Work required: In the records below, reproduce exactly the lines from the one containing "Recreate this image" through the one containing "q: 2, p: 2.55", both included, and omit the pictures.

- - -

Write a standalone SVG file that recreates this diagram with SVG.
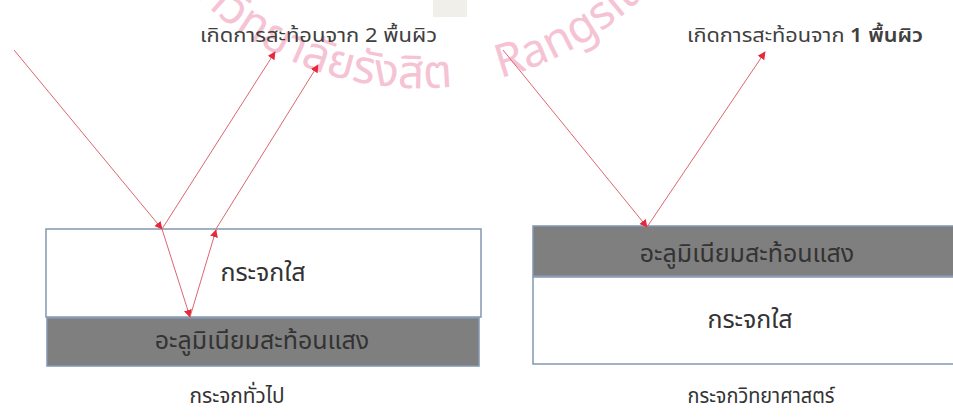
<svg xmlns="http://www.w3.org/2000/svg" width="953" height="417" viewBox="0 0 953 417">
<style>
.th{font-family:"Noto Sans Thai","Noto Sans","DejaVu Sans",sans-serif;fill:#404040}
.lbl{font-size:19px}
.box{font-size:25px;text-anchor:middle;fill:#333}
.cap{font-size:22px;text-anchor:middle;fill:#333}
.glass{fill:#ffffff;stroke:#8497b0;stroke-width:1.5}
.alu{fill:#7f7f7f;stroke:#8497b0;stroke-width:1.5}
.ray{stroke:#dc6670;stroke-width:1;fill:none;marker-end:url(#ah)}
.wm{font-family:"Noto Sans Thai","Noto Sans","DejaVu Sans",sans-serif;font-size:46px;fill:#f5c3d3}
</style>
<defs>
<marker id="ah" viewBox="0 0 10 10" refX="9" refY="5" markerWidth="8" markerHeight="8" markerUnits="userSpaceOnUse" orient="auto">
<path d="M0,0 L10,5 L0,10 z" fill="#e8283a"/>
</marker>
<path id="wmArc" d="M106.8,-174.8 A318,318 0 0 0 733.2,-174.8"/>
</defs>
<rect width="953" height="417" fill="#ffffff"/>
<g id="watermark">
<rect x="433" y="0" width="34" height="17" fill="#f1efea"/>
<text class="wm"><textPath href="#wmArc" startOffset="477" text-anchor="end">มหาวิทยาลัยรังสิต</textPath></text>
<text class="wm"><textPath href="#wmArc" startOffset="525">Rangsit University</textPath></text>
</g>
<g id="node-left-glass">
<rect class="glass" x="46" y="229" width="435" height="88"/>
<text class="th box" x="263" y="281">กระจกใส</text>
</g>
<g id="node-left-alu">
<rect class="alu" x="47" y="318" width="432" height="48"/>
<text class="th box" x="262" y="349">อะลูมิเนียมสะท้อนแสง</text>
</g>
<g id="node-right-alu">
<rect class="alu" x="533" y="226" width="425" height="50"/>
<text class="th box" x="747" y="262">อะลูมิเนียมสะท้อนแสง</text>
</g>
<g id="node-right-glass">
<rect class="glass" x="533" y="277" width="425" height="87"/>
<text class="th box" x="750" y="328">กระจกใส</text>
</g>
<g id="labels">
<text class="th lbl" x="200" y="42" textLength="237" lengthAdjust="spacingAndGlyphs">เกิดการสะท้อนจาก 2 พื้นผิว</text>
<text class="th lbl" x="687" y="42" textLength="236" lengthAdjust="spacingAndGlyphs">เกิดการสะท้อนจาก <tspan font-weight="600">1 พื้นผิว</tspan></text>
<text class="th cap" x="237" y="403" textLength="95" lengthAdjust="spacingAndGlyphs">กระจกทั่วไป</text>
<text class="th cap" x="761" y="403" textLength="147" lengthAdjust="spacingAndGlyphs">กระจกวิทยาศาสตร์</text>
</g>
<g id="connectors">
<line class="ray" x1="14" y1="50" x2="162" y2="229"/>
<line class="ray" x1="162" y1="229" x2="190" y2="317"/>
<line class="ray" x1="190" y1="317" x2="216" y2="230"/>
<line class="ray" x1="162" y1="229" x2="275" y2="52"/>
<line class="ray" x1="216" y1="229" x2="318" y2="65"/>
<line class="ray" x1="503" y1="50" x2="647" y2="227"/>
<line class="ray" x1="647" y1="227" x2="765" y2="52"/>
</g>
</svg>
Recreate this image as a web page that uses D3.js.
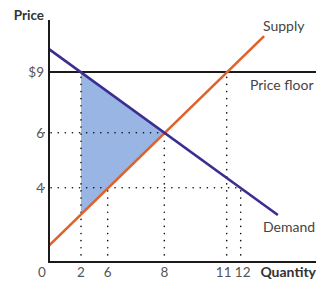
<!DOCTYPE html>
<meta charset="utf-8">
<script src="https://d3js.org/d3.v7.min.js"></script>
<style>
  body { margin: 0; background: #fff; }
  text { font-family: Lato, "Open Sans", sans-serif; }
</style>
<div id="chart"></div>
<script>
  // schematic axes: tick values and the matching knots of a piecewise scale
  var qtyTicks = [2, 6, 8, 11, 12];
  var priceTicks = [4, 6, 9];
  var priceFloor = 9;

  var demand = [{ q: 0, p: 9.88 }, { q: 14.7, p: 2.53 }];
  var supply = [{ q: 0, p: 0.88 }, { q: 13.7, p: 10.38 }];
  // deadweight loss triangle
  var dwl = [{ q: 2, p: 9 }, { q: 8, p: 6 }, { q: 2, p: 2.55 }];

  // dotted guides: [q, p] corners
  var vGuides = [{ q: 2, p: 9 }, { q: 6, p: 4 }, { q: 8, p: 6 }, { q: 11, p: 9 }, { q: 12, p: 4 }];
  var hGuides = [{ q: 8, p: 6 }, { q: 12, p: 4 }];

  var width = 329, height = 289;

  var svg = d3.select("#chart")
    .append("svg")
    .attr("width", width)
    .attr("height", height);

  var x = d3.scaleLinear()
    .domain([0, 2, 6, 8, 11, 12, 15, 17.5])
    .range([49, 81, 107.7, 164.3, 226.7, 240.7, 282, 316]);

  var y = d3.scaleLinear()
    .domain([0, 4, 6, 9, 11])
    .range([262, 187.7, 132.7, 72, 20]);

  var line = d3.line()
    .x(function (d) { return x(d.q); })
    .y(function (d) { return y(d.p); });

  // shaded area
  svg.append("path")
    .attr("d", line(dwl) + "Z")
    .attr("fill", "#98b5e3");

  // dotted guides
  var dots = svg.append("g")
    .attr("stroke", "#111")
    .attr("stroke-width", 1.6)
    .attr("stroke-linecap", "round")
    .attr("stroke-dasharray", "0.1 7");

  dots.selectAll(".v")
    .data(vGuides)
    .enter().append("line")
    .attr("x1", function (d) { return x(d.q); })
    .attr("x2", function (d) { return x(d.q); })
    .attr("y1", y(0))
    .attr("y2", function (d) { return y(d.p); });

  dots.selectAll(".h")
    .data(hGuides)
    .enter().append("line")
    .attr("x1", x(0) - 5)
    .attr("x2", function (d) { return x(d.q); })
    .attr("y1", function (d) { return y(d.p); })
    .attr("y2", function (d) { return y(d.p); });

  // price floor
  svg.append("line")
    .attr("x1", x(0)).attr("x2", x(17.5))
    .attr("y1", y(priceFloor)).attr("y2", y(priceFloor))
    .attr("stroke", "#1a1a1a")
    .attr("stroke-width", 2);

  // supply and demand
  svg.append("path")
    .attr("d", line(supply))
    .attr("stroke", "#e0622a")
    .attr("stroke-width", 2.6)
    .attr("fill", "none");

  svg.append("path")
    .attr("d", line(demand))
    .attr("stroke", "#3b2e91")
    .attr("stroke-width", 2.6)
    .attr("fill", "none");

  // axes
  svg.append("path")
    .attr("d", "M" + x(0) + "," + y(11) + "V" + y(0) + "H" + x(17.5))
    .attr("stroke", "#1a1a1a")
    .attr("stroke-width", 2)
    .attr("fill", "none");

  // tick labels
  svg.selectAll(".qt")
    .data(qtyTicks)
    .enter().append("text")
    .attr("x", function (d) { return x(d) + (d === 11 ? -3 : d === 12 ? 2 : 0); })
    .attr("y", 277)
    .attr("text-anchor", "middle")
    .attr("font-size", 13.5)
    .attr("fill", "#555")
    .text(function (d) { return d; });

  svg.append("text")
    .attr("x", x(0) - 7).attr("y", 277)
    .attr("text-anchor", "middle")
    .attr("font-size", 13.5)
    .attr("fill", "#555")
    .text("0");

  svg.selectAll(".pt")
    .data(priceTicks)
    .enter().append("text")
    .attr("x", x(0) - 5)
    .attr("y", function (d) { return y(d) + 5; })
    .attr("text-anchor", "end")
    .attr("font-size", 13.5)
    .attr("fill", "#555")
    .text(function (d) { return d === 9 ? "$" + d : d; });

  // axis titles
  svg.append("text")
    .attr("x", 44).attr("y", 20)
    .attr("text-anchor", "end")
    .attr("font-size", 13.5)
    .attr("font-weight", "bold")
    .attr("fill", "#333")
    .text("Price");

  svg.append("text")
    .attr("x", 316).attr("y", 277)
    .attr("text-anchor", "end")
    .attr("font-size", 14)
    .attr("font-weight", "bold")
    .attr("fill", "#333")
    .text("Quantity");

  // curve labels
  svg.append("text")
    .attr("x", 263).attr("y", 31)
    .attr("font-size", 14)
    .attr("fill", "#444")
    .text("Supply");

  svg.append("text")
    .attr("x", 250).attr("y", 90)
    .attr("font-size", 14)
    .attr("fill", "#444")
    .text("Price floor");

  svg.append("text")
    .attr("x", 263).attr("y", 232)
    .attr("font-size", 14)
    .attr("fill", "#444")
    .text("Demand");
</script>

- - -

Result below:
Recreate this image as a web page that uses D3.js.
<!DOCTYPE html>
<meta charset="utf-8">
<script src="https://d3js.org/d3.v7.min.js"></script>
<style>
  body { margin: 0; background: #fff; }
  text { font-family: Lato, "Open Sans", sans-serif; }
</style>
<div id="chart"></div>
<script>
  // schematic axes: tick values and the matching knots of a piecewise scale
  var qtyTicks = [2, 6, 8, 11, 12];
  var priceTicks = [4, 6, 9];
  var priceFloor = 9;

  var demand = [{ q: 0, p: 9.88 }, { q: 14.7, p: 2.53 }];
  var supply = [{ q: 0, p: 0.88 }, { q: 13.7, p: 10.38 }];
  // deadweight loss triangle
  var dwl = [{ q: 2, p: 9 }, { q: 8, p: 6 }, { q: 2, p: 2.55 }];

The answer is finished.